# My beardie doesn't like me :(



## BeccaBoo2010 (Aug 30, 2010)

Title says it all really. I got my beardie, Edward, last October. He's a beautiful lizard and really brightens up our living room (he's a beautiful red citrus) but he doesn't like me. He's like a very expensive moving ornament that I have to handle locusts for!

I can look, but not touch. 

He was ok at first. I let him settle into his new home for a week or so when we brought him home and then started trying to get him used to me. He would dash around the viv to avoid being picked up, but was fine once I managed to get hold of him. 

But he became more agressive the bigger he got and I admit that I eventually stopped handling him as often - there's only so many times I can let myself get bitten before I get the hint and leave him be. 

Well, enough is enough. I'm determined to make him at least tolerate me. The problem is, whenever I try to handle him, he puffs up his throat and it goes jet black and he hisses at me. Sometimes he even pounces at me, mouth wide open, and bites. He eventually stops thrashing around when Ive managed to pick him up if I keep holding him for a while, but he doesn't actually calm down. Any slight movement sets him off and it's a very traumatic process for the both of us and he sits completely still, looking very angry, for up to an hour after I put him down. He clearly hates being handled at all. 

I've bought myself some gloves to protect myself and I've been trying to persevere, but he just seems so aggressive and so unhappy about me being anywhere near him that I wonder whether it's worth upsetting him so much. 

I wish I could understand why he's so aggressive. The temps in his viv are fine, he's got a 36" Arcadia 12% uv strip bulb, he's in an ex48 viv and is fed veg and gut loaded locusts daily (dusted with calcium mon-fri and nutrobal sat-sun). He also poos regularly (so I get the wonderful job of trying to clean up stinky lizard poo whilst trying to avoid being bitten)

He seems very happy and active all the time I'm nowhere near him. The only time he tolerates my hand inside the viv is if I've got food for him. 

Any advice would be much appreciated. I wish I hadn't given up on handling him, but it just seemed to upset him so much and I didn't enjoy getting bitten too much either!


----------



## imitebmike (Jun 22, 2008)

do you wear perfume/some other spray? maybe you smell like something he dislikes

Buy some long tongs, and try tong feeding  dont go straight for the pick up, expect a couple of falls along the way too

use his like of food as a tool  

oh, and maybe buy/use some gloves...Dont back down if he bites/dont give up if he bites/and dont lose your temper  he is just doing what has worked for him so far


----------



## ..:: F1D0 ::.. (May 13, 2009)

Unfortunately some are like that but over time can be "tamed" to a degree. There are quite a few things you can do.

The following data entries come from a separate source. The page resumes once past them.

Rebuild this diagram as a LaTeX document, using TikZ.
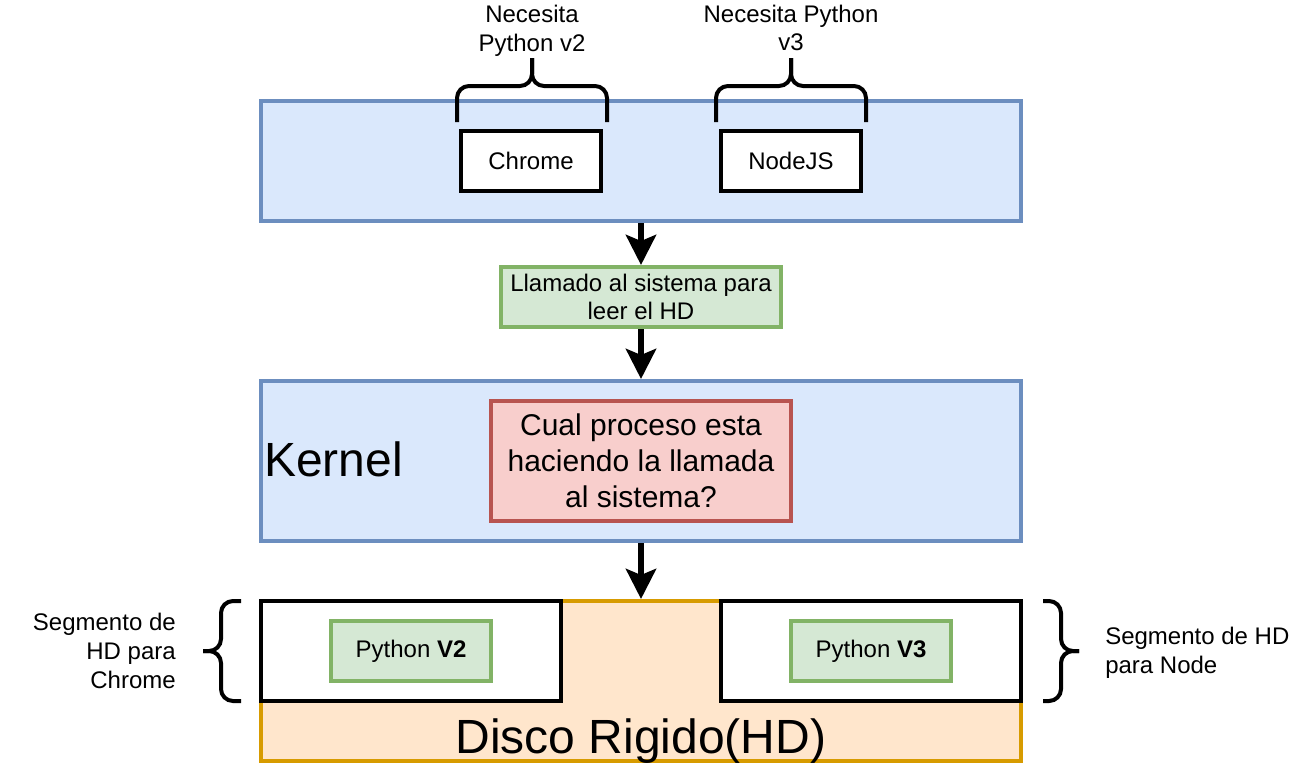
\documentclass[tikz,border=0pt]{standalone}
\usepackage{fontspec}
\setmainfont{Liberation Sans}
\usetikzlibrary{arrows.meta}
\definecolor{azulfondo}{HTML}{DAE8FC}
\definecolor{azulborde}{HTML}{6C8EBF}
\definecolor{verdefondo}{HTML}{D5E8D4}
\definecolor{verdeborde}{HTML}{82B366}
\definecolor{rojofondo}{HTML}{F8CECC}
\definecolor{rojoborde}{HTML}{B85450}
\definecolor{naranjafondo}{HTML}{FFE6CC}
\definecolor{naranjaborde}{HTML}{D79B00}

\begin{document}
\begin{tikzpicture}[
		x=0.75pt, y=-0.75pt,
		every node/.style={font=\fontsize{18}{21.6}\selectfont, align=center, inner sep=0pt},
		caja/.style={rectangle, draw, line width=3pt},
		azul/.style={caja, draw=azulborde, fill=azulfondo, minimum width=570pt},
		verde/.style={caja, draw=verdeborde, fill=verdefondo, minimum height=45pt},
		blanca/.style={caja, draw=black, fill=white},
		flecha/.style={line width=4.5pt, -{Stealth[length=22.5pt, width=22.5pt, inset=4.5pt]}},
		llave/.style={line width=3pt, rounded corners=9pt}
	]
  \useasboundingbox (0,0) rectangle (1302,768);
  \node (app) [azul, minimum height=90pt] at (641,161) {};
  \node (chrome) [blanca, minimum width=105pt, minimum height=45pt] at (531,161) {Chrome};
  \node (nodejs) [blanca, minimum width=105pt, minimum height=45pt] at (791,161) {NodeJS};
  \node (llamada) [verde, minimum width=210pt] at (641,297) {Llamado al sistema para\\leer el HD};
  \node (kernel) [azul, minimum height=120pt] at (641,461) {};
  \node (proceso) [caja, draw=rojoborde, fill=rojofondo, minimum width=225pt, minimum height=90pt,
    font=\fontsize{22.5}{27}\selectfont] at (641,461) {Cual proceso esta\\haciendo la llamada\\al sistema?};
  \node (kernel_label) [anchor=base west, font=\fontsize{36}{43.2}\selectfont] at (264,476) {Kernel};
  \node (disco) [caja, draw=naranjaborde, fill=naranjafondo, minimum width=570pt, minimum height=120pt] at (641,681) {};
  \node (seg_v2) [blanca, minimum width=225pt, minimum height=75pt] at (411,651) {};
  \node (seg_v3) [blanca, minimum width=225pt, minimum height=75pt] at (871,651) {};
  \node (py_v2) [verde, minimum width=120pt] at (411,651) {Python \textbf{V2}};
  \node (py_v3) [verde, minimum width=120pt] at (871,651) {Python \textbf{V3}};
  \node (disco_label) [anchor=base, font=\fontsize{36}{43.2}\selectfont] at (641,753) {Disco Rigido(HD)};
  \node (nec_v2) at (532,31) {Necesita\\Python v2};
  \node (nec_v3) at (791,28) {Necesita Python\\v3};
  \node (seg_chrome) [anchor=east, align=right] at (176,651) {Segmento de\\HD para\\Chrome};
  \node (seg_node) [anchor=west, align=left] at (1105,653) {Segmento de HD\\para Node};
  \draw [flecha] (app) -- (llamada);
  \draw [flecha] (llamada) -- (kernel);
  \draw [flecha] (kernel) -- (disco);
  \draw [llave] (457,122) |- (532,86) -- (532,58);
  \draw [llave] (607,122) |- (532,86) -- (532,58);
  \draw [llave] (716,122) |- (791,86) -- (791,58);
  \draw [llave] (866,122) |- (791,86) -- (791,58);
  \draw [llave] (241,601) -| (221,651) -- (203,651);
  \draw [llave] (241,701) -| (221,651) -- (203,651);
  \draw [llave] (1043,601) -| (1061,651) -- (1079,651);
  \draw [llave] (1043,701) -| (1061,651) -- (1079,651);
\end{tikzpicture}
\end{document}
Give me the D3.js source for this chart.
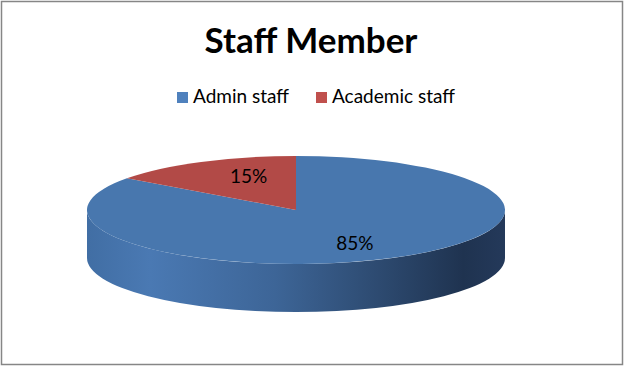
<!DOCTYPE html>
<html>
<head>
<meta charset="utf-8">
<script src="https://cdn.jsdelivr.net/npm/d3@7"></script>
<style>
  body { margin: 0; background: #fff; }
  svg { display: block; }
</style>
</head>
<body>
<script>
// chart data
const categories = ["Admin staff", "Academic staff"];
const values = [85, 15];
const topColors = ["#4877ae", "#b24a47"];
const legendColors = ["#4f81bd", "#c0504d"];

const width = 626, height = 368;
const cx = 296, cy = 210, rx = 209, ry = 54, depth = 48;
// label placement, as a fraction of the radius (Excel doesn't quite use the centroid)
const labelR = [0.62, 0.5];

const svg = d3.select("body").append("svg")
  .attr("width", width)
  .attr("height", height)
  .attr("font-family", "Lato, 'Open Sans', sans-serif");

svg.append("rect")
  .attr("x", 1.5).attr("y", 1.5)
  .attr("width", 621).attr("height", 363)
  .attr("fill", "#fff")
  .attr("stroke", "#868686")
  .attr("stroke-width", 1.5);

svg.append("text")
  .attr("x", 311).attr("y", 53)
  .attr("text-anchor", "middle")
  .attr("font-size", 35)
  .attr("font-weight", "bold")
  .text("Staff Member");

// legend
const legendX = [177, 316];
const lg = svg.append("g").selectAll("g")
  .data(categories)
  .join("g")
  .attr("transform", (d, i) => `translate(${legendX[i]},92)`);
lg.append("rect")
  .attr("width", 11).attr("height", 11)
  .attr("fill", (d, i) => legendColors[i]);
lg.append("text")
  .attr("x", 16).attr("y", 11)
  .attr("font-size", 19)
  .attr("fill", "#000")
  .text(d => d);

// pie layout, clockwise from 12 o'clock
const pie = d3.pie().sort(null).value(d => d);
const arcs = pie(values);
const total = d3.sum(values);

const pt = (a, dy = 0) => [cx + rx * Math.sin(a), cy - ry * Math.cos(a) + dy];

// side gradient
const defs = svg.append("defs");
const grad = defs.append("linearGradient")
  .attr("id", "side")
  .attr("gradientUnits", "userSpaceOnUse")
  .attr("x1", cx - rx).attr("x2", cx + rx)
  .attr("y1", 0).attr("y2", 0);
[[0, "#416ea4"], [0.15, "#4a79b3"], [0.45, "#3d6597"], [0.7, "#2d4a70"], [0.9, "#1f3350"], [1, "#24395a"]]
  .forEach(([o, c]) => grad.append("stop").attr("offset", o).attr("stop-color", c));

// side walls (front half only)
arcs.forEach((d, i) => {
  const s = Math.max(d.startAngle, Math.PI / 2);
  const e = Math.min(d.endAngle, 3 * Math.PI / 2);
  if (e <= s) return;
  const p0 = pt(s), p1 = pt(e), q1 = pt(e, depth), q0 = pt(s, depth);
  svg.append("path")
    .attr("d", `M${p0}A${rx},${ry} 0 0 1 ${p1}L${q1}A${rx},${ry} 0 0 0 ${q0}Z`)
    .attr("fill", i === 0 ? "url(#side)" : "#8a3533");
});

// top faces
svg.append("g").selectAll("path")
  .data(arcs)
  .join("path")
  .attr("d", d => {
    const p0 = pt(d.startAngle), p1 = pt(d.endAngle);
    const large = d.endAngle - d.startAngle > Math.PI ? 1 : 0;
    return `M${cx},${cy}L${p0}A${rx},${ry} 0 ${large} 1 ${p1}Z`;
  })
  .attr("fill", (d, i) => topColors[i]);

// percentage labels
svg.append("g").selectAll("text")
  .data(arcs)
  .join("text")
  .attr("x", (d, i) => cx + labelR[i] * rx * Math.sin((d.startAngle + d.endAngle) / 2))
  .attr("y", (d, i) => cy - 0.7 * ry * Math.cos((d.startAngle + d.endAngle) / 2))
  .attr("dy", "0.35em")
  .attr("text-anchor", "middle")
  .attr("font-size", 19)
  .attr("fill", "#000")
  .text(d => Math.round(d.value / total * 100) + "%");
</script>
</body>
</html>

Do not wear any black tops/trousers when approaching the viv
Do not enter his domain with your hands above him, keep them at eye level or even better lower so he thinks hes bigger than what is in there
Place an old item of your clothing in the viv with your scent on he will soon recognise this scent wth you
Try to hand feed - by this i mean get something like a calci worm/wax worm and place in the palm of your hand so he has to come to you for food
As daft as this sounds, talk to him with the viv door open
Do not show any fear
I have recently gone through trying to tame my 3rd whose a baby and she was far from easy. My other 2 took around a week of steady handling, feeding and talking - i have had my baby 3 months now and no longer puffs and gapes as i enter the viv.

The biggest thing and most important step from the list above is not to approach them from above. They have a pariteal eye (a lens that senses light in middle of their heads) whilst they can not "see" with this, they can recognise shapes and changes in light with it. If you have taken him outside, you would have no doubt seen him look straight up at the sky. This is a primeval instinct as in the wild, they would be attacked from above by predators.

Keep up the work, do not give up on him but you may have to reside to the fact he may be one of those that do not like being handled as much


----------



## BeccaBoo2010 (Aug 30, 2010)

Thanks for the reply  

I bought myself a pair of gardening gloves yesterday. Not too thick, because I wanted to be able to get a good grip on him when be started wriggling. They're the only reason I managed to hold him at all today - he was determined to bite me. He actually seemed annoyed when I didn't didn't flinch (thanks to the gloves) and bit me again as if to try and figure out why it didn't work!!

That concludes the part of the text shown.